Now let’s move on a bit here.
One of the biggest truths I have discovered recently is that you do not attract what you WANT, you attract what you ARE. So let me say this one more time just to make sure this is going to sink in with you properly.
YOU DO NOT ATTRACT WHAT YOU WANT, YOU ATTRACT WHAT YOU ARE.
And please don’t take my word for it, almost anybody I know who has a name in the psychology field believes this to be true. There is a very subtle social science behind it. (I want to address this in a standalone post later on.)
So if you are attracting a specific kind of people into your life over and over it is time to stand in front of a mirror and find out who you really are.

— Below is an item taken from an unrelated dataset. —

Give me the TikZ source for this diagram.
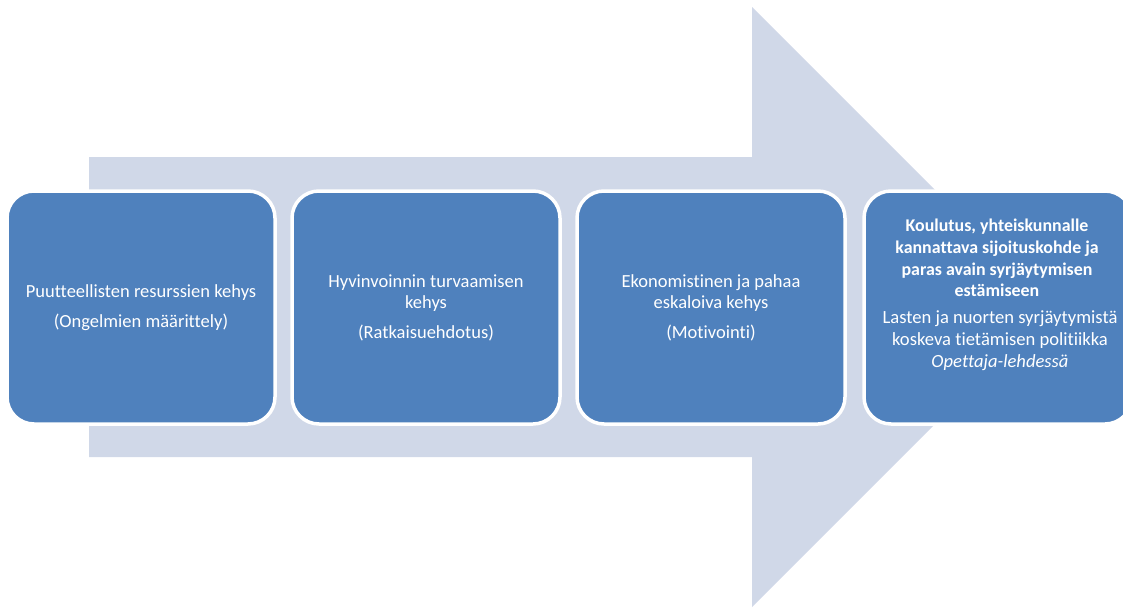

(Of course, you can be a perfect projection of somebody you want to be with but that’s not usually the case and if you are meeting wrong people all the time I can assure you there is something to be adjusted on yourself first.)
Now it’s important to understand that this is by no means any kind of blame game. We all do what we can, and we really try to be our best and we have to accept the fact we are ALL LEARNING HERE.
Our every relationship we have is here to give us two lessons. One about what you really want and second about who you really are.
So learn and learn as much as you can more lessons you take from each experience faster you grow as a person.
I encourage you to experiment as much as you can to go on a journey to find your partner by getting as much experience as you can.
Just make sure You are the person you want to date.